# DATASET CONTENT:
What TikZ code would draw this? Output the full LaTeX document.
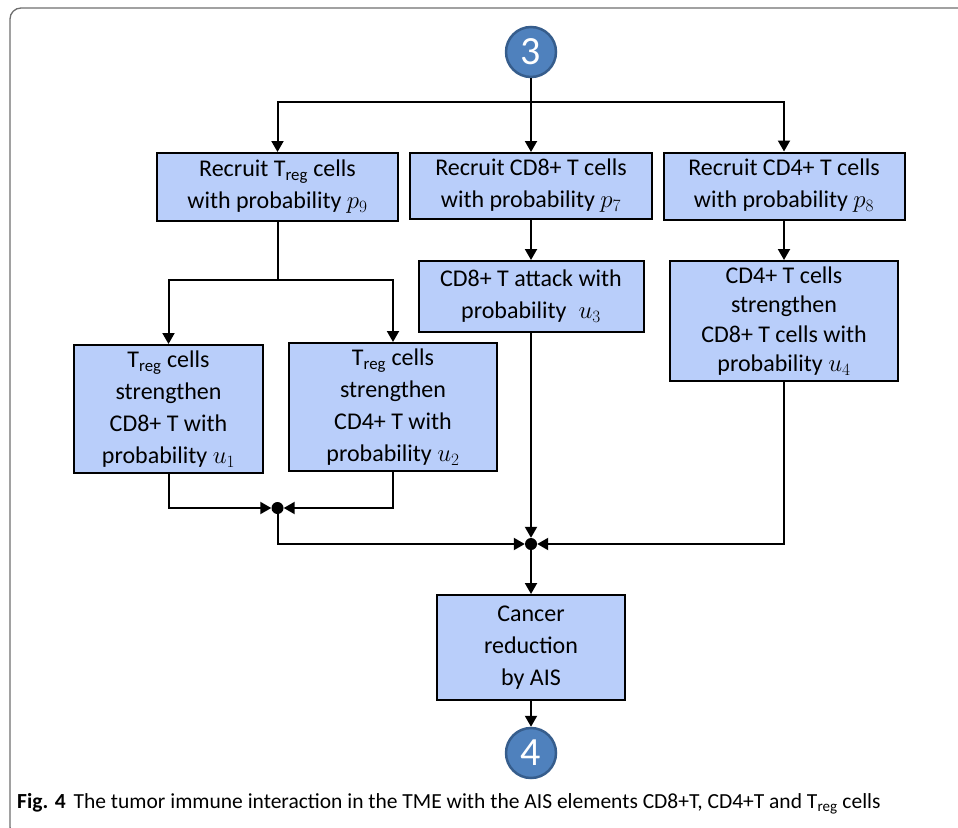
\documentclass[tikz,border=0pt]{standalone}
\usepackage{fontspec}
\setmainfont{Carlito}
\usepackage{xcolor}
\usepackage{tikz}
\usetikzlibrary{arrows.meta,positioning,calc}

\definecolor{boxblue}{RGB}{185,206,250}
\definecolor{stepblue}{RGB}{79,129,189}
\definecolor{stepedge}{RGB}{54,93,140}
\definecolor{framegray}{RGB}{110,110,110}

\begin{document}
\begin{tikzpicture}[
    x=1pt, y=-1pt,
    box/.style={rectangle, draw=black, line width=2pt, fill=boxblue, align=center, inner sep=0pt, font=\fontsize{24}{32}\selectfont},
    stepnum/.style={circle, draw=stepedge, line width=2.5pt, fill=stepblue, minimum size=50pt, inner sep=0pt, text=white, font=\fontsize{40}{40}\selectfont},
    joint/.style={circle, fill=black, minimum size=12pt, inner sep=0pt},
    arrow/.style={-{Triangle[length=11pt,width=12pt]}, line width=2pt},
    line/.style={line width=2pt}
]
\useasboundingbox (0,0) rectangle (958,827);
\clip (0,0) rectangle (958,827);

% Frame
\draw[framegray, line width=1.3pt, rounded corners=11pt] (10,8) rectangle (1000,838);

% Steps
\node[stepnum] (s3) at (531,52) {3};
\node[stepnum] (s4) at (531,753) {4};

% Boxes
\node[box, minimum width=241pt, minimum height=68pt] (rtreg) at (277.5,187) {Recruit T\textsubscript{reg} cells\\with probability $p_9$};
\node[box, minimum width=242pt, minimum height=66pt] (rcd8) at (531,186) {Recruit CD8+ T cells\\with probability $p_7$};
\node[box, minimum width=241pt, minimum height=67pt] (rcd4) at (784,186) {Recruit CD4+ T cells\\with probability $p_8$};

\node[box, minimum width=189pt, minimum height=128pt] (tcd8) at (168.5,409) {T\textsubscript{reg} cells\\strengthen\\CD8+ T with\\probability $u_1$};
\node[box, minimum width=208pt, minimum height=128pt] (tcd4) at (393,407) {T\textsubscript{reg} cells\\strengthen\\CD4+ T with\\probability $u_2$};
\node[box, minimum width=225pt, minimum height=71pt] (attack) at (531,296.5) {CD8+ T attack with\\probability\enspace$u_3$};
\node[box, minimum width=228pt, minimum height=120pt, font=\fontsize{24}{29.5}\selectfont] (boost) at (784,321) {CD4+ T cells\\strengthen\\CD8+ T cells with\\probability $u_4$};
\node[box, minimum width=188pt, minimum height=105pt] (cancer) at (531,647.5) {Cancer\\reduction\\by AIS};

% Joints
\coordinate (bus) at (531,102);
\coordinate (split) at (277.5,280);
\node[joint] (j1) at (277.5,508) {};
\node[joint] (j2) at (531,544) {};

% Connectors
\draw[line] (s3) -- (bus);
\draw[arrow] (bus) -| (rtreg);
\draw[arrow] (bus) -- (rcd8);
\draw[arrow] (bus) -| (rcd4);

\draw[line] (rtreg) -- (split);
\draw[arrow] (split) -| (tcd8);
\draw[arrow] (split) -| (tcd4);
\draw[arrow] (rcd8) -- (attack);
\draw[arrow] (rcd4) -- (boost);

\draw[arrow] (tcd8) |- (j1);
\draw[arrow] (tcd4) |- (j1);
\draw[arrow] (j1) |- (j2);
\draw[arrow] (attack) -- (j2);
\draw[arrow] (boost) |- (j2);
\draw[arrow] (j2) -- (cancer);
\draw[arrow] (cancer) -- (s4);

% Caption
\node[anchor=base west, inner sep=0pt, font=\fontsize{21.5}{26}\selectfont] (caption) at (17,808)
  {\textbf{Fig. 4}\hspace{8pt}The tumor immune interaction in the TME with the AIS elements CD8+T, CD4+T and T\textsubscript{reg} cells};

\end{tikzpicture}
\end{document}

# AIM OF THE TASK:
Word for word, quote the full listing, omitting every picture.

# TASK RESPONSE:
What TikZ code would draw this? Output the full LaTeX document.
\documentclass[tikz,border=0pt]{standalone}
\usepackage{fontspec}
\setmainfont{Carlito}
\usepackage{xcolor}
\usepackage{tikz}
\usetikzlibrary{arrows.meta,positioning,calc}

\definecolor{boxblue}{RGB}{185,206,250}
\definecolor{stepblue}{RGB}{79,129,189}
\definecolor{stepedge}{RGB}{54,93,140}
\definecolor{framegray}{RGB}{110,110,110}

\begin{document}
\begin{tikzpicture}[
    x=1pt, y=-1pt,
    box/.style={rectangle, draw=black, line width=2pt, fill=boxblue, align=center, inner sep=0pt, font=\fontsize{24}{32}\selectfont},
    stepnum/.style={circle, draw=stepedge, line width=2.5pt, fill=stepblue, minimum size=50pt, inner sep=0pt, text=white, font=\fontsize{40}{40}\selectfont},
    joint/.style={circle, fill=black, minimum size=12pt, inner sep=0pt},
    arrow/.style={-{Triangle[length=11pt,width=12pt]}, line width=2pt},
    line/.style={line width=2pt}
]
\useasboundingbox (0,0) rectangle (958,827);
\clip (0,0) rectangle (958,827);

% Frame
\draw[framegray, line width=1.3pt, rounded corners=11pt] (10,8) rectangle (1000,838);

% Steps
\node[stepnum] (s3) at (531,52) {3};
\node[stepnum] (s4) at (531,753) {4};

% Boxes
\node[box, minimum width=241pt, minimum height=68pt] (rtreg) at (277.5,187) {Recruit T\textsubscript{reg} cells\\with probability $p_9$};
\node[box, minimum width=242pt, minimum height=66pt] (rcd8) at (531,186) {Recruit CD8+ T cells\\with probability $p_7$};
\node[box, minimum width=241pt, minimum height=67pt] (rcd4) at (784,186) {Recruit CD4+ T cells\\with probability $p_8$};

\node[box, minimum width=189pt, minimum height=128pt] (tcd8) at (168.5,409) {T\textsubscript{reg} cells\\strengthen\\CD8+ T with\\probability $u_1$};
\node[box, minimum width=208pt, minimum height=128pt] (tcd4) at (393,407) {T\textsubscript{reg} cells\\strengthen\\CD4+ T with\\probability $u_2$};
\node[box, minimum width=225pt, minimum height=71pt] (attack) at (531,296.5) {CD8+ T attack with\\probability\enspace$u_3$};
\node[box, minimum width=228pt, minimum height=120pt, font=\fontsize{24}{29.5}\selectfont] (boost) at (784,321) {CD4+ T cells\\strengthen\\CD8+ T cells with\\probability $u_4$};
\node[box, minimum width=188pt, minimum height=105pt] (cancer) at (531,647.5) {Cancer\\reduction\\by AIS};

% Joints
\coordinate (bus) at (531,102);
\coordinate (split) at (277.5,280);
\node[joint] (j1) at (277.5,508) {};
\node[joint] (j2) at (531,544) {};

% Connectors
\draw[line] (s3) -- (bus);
\draw[arrow] (bus) -| (rtreg);
\draw[arrow] (bus) -- (rcd8);
\draw[arrow] (bus) -| (rcd4);

\draw[line] (rtreg) -- (split);
\draw[arrow] (split) -| (tcd8);
\draw[arrow] (split) -| (tcd4);
\draw[arrow] (rcd8) -- (attack);
\draw[arrow] (rcd4) -- (boost);

\draw[arrow] (tcd8) |- (j1);
\draw[arrow] (tcd4) |- (j1);
\draw[arrow] (j1) |- (j2);
\draw[arrow] (attack) -- (j2);
\draw[arrow] (boost) |- (j2);
\draw[arrow] (j2) -- (cancer);
\draw[arrow] (cancer) -- (s4);

% Caption
\node[anchor=base west, inner sep=0pt, font=\fontsize{21.5}{26}\selectfont] (caption) at (17,808)
  {\textbf{Fig. 4}\hspace{8pt}The tumor immune interaction in the TME with the AIS elements CD8+T, CD4+T and T\textsubscript{reg} cells};

\end{tikzpicture}
\end{document}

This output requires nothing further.